• _TASK GOAL_:
Every line below that mentions the word "picture" should be copied out.

• _GIVEN INFORMATION_:

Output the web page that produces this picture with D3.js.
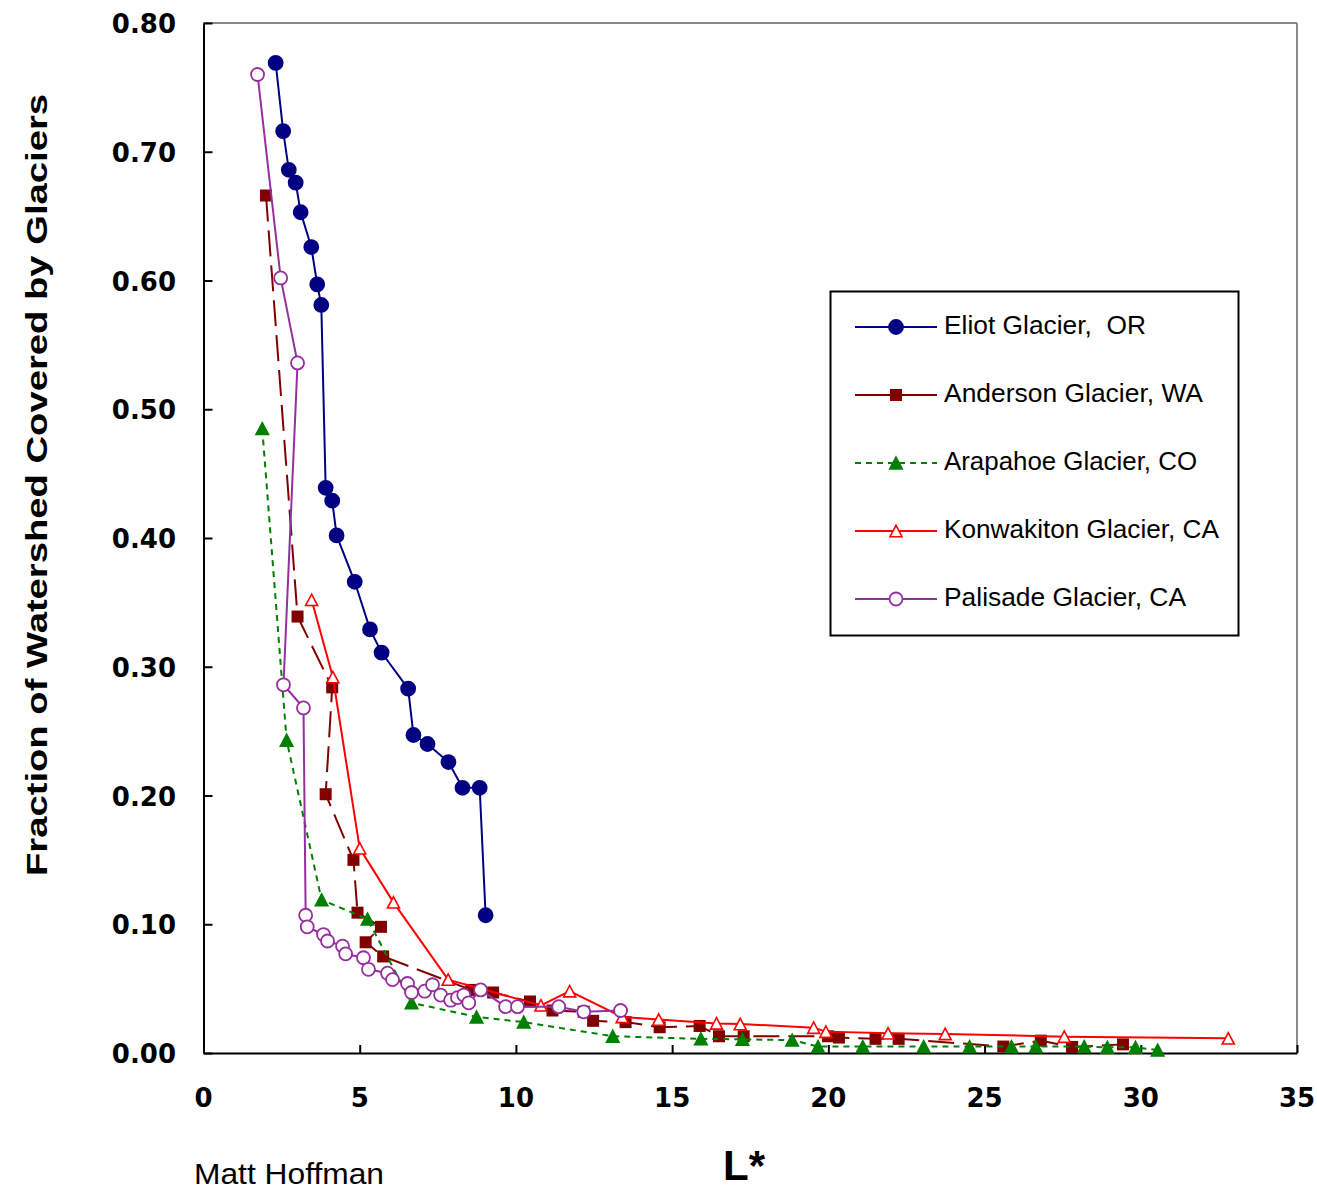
<!DOCTYPE html>
<html>
<head>
<meta charset="utf-8">
<script src="https://cdn.jsdelivr.net/npm/d3@7"></script>
<style>
  body { margin: 0; background: #fff; }
  text { white-space: pre; }
</style>
</head>
<body>
<div id="main"></div>
<script>
// data: [L*, fraction]
var eliot = [[2.31,0.769],[2.55,0.716],[2.73,0.686],[2.95,0.676],[3.11,0.653],[3.45,0.626],[3.64,0.597],
  [3.77,0.581],[3.91,0.439],[4.12,0.429],[4.26,0.402],[4.84,0.366],[5.33,0.329],[5.70,0.311],[6.55,0.283],
  [6.72,0.247],[7.17,0.240],[7.84,0.226],[8.29,0.206],[8.84,0.206],[9.03,0.107]];
var anderson = [[2.00,0.666],[3.01,0.339],[4.12,0.284],[3.91,0.201],[4.80,0.150],[4.93,0.109],[5.68,0.098],
  [5.19,0.086],[5.75,0.075],[8.57,0.049],[9.27,0.047],[10.45,0.040],[11.17,0.033],[12.17,0.032],[12.47,0.025],
  [13.51,0.024],[14.60,0.020],[15.88,0.021],[16.50,0.013],[17.29,0.013],[19.99,0.013],[20.34,0.012],
  [21.51,0.011],[22.25,0.011],[25.60,0.005],[26.80,0.0096],[27.80,0.0047],[29.43,0.0067]];
var arapahoe = [[1.88,0.485],[2.66,0.243],[3.78,0.119],[5.25,0.104],[6.66,0.039],[8.74,0.028],[10.25,0.024],
  [13.10,0.013],[15.92,0.011],[17.25,0.0106],[18.84,0.010],[19.67,0.005],[21.10,0.005],[23.05,0.005],
  [24.52,0.005],[25.86,0.005],[26.64,0.005],[28.19,0.005],[28.93,0.0044],[29.83,0.0044],[30.54,0.0023]];
var konwakiton = [[3.46,0.352],[4.14,0.292],[5.00,0.159],[6.08,0.117],[7.83,0.057],[10.80,0.037],[11.72,0.048],
  [13.40,0.028],[14.57,0.026],[16.42,0.023],[17.18,0.0225],[19.53,0.0197],[19.92,0.0166],[21.91,0.0153],
  [23.74,0.0148],[27.55,0.0127],[32.80,0.0114]];
var palisade = [[1.73,0.760],[2.47,0.602],[3.01,0.536],[2.56,0.286],[3.20,0.268],[3.27,0.107],[3.32,0.098],
  [3.84,0.092],[3.97,0.087],[4.45,0.083],[4.55,0.077],[5.12,0.074],[5.28,0.065],[5.89,0.062],[6.05,0.057],
  [6.53,0.054],[6.66,0.047],[7.08,0.048],[7.33,0.053],[7.59,0.045],[7.91,0.041],[8.13,0.043],[8.33,0.045],
  [8.49,0.039],[8.87,0.049],[9.67,0.036],[10.05,0.036],[11.37,0.036],[12.17,0.032],[13.35,0.033]];

var seriesNames = ["Eliot Glacier,  OR", "Anderson Glacier, WA", "Arapahoe Glacier, CO",
  "Konwakiton Glacier, CA", "Palisade Glacier, CA"];
var xTicks = [0, 5, 10, 15, 20, 25, 30, 35];
var yTicks = [0, 0.1, 0.2, 0.3, 0.4, 0.5, 0.6, 0.7, 0.8];

var W = 1317, H = 1191;
var plotL = 203.5, plotR = 1297, plotT = 23, plotB = 1053;

var x = d3.scaleLinear().domain([0, 35]).range([plotL, plotR]);
var y = d3.scaleLinear().domain([0, 0.8]).range([plotB, plotT]);

var svg = d3.select('#main').append('svg')
    .attr('width', W).attr('height', H)
    .style('font-family', 'Liberation Sans, Arial, sans-serif');

// marker shapes
function tri(s) {
  var h = s * 0.95;
  return 'M0,' + (-h / 2) + 'L' + (s / 2) + ',' + (h / 2) + 'L' + (-s / 2) + ',' + (h / 2) + 'Z';
}
var styles = [
  {data: eliot, color: '#000080', dash: null, mark: 'circle', fill: '#000080'},
  {data: anderson, color: '#800000', dash: '26,9', mark: 'square', fill: '#800000'},
  {data: arapahoe, color: '#008000', dash: '6,5', mark: 'tri', fill: '#008000'},
  {data: konwakiton, color: '#ff0000', dash: null, mark: 'tri', fill: '#fff'},
  {data: palisade, color: '#962f9e', dash: null, mark: 'circle', fill: '#fff'}
];

function drawMark(g, st, cx, cy) {
  if (st.mark === 'circle') {
    g.append('circle').attr('cx', cx).attr('cy', cy)
      .attr('r', st.fill === '#fff' ? 6.5 : 7)
      .attr('fill', st.fill).attr('stroke', st.color).attr('stroke-width', 1.8);
  } else if (st.mark === 'square') {
    g.append('rect').attr('x', cx - 6).attr('y', cy - 6).attr('width', 12).attr('height', 12)
      .attr('fill', st.fill);
  } else {
    g.append('path').attr('d', tri(st.fill === '#fff' ? 12 : 12.5))
      .attr('transform', 'translate(' + cx + ',' + cy + ')')
      .attr('fill', st.fill).attr('stroke', st.color).attr('stroke-width', 1.6);
  }
}

// frame
svg.append('line').attr('x1', plotL).attr('x2', plotR).attr('y1', plotT).attr('y2', plotT)
  .attr('stroke', '#8a8a8a').attr('stroke-width', 2);
svg.append('line').attr('x1', plotR).attr('x2', plotR).attr('y1', plotT).attr('y2', plotB)
  .attr('stroke', '#8a8a8a').attr('stroke-width', 2);

// axes with inward ticks
var xAxis = svg.append('g').attr('transform', 'translate(0,' + plotB + ')')
  .call(d3.axisBottom(x).tickValues(xTicks).tickSizeInner(-8).tickSizeOuter(0).tickFormat(''));
var yAxis = svg.append('g').attr('transform', 'translate(' + plotL + ',0)')
  .call(d3.axisLeft(y).tickValues(yTicks).tickSizeInner(-9).tickSizeOuter(0).tickFormat(''));
[xAxis, yAxis].forEach(function(a) {
  a.select('.domain').attr('stroke', '#000').attr('stroke-width', 2);
  a.selectAll('.tick line').attr('stroke', '#000').attr('stroke-width', 2);
});

svg.append('g').selectAll('text').data(xTicks).enter().append('text')
  .attr('x', function(d) { return x(d); }).attr('y', 1107)
  .attr('text-anchor', 'middle')
  .style('font-family', 'DejaVu Sans, Verdana, sans-serif').style('font-weight', 'bold').style('font-size', '26px')
  .text(function(d) { return d; });

svg.append('g').selectAll('text').data(yTicks).enter().append('text')
  .attr('x', 176).attr('y', function(d) { return y(d) + 10; })
  .attr('text-anchor', 'end')
  .style('font-family', 'DejaVu Sans, Verdana, sans-serif').style('font-weight', 'bold').style('font-size', '26px')
  .text(function(d) { return d.toFixed(2); });

// series
var line = d3.line().x(function(d) { return x(d[0]); }).y(function(d) { return y(d[1]); });
styles.forEach(function(st) {
  var g = svg.append('g');
  g.append('path').attr('d', line(st.data)).attr('fill', 'none')
    .attr('stroke', st.color).attr('stroke-width', 2)
    .attr('stroke-dasharray', st.dash);
  st.data.forEach(function(d) { drawMark(g, st, x(d[0]), y(d[1])); });
});

// legend
var lg = svg.append('g');
lg.append('rect').attr('x', 830.5).attr('y', 291.5).attr('width', 408).attr('height', 344)
  .attr('fill', '#fff').attr('stroke', '#000').attr('stroke-width', 2);
var legWidths = [202, 259, 253, 275, 242];
styles.forEach(function(st, i) {
  var ly = 327 + i * 68;
  lg.append('line').attr('x1', 855).attr('x2', 937).attr('y1', ly).attr('y2', ly)
    .attr('stroke', st.color).attr('stroke-width', 2)
    .attr('stroke-dasharray', i === 2 ? '6,5' : null);
  drawMark(lg, st, 896, ly);
  lg.append('text').attr('x', 944).attr('y', ly + 7)
    .attr('textLength', legWidths[i]).attr('lengthAdjust', 'spacingAndGlyphs')
    .style('font-size', '26px').attr('fill', '#000')
    .text(seriesNames[i]);
});

// titles
svg.append('text').attr('transform', 'translate(47,485) rotate(-90)')
  .attr('text-anchor', 'middle')
  .attr('textLength', 782).attr('lengthAdjust', 'spacingAndGlyphs')
  .style('font-weight', 'bold').style('font-size', '30px')
  .text('Fraction of Watershed Covered by Glaciers');

svg.append('text').attr('x', 723).attr('y', 1180)
  .attr('textLength', 42).attr('lengthAdjust', 'spacingAndGlyphs')
  .style('font-weight', 'bold').style('font-size', '42px')
  .text('L*');

svg.append('text').attr('x', 194).attr('y', 1184)
  .attr('textLength', 190).attr('lengthAdjust', 'spacingAndGlyphs')
  .style('font-size', '30px')
  .text('Matt Hoffman');
</script>
</body>
</html>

• _THE REPLY_:
Output the web page that produces this picture with D3.js.

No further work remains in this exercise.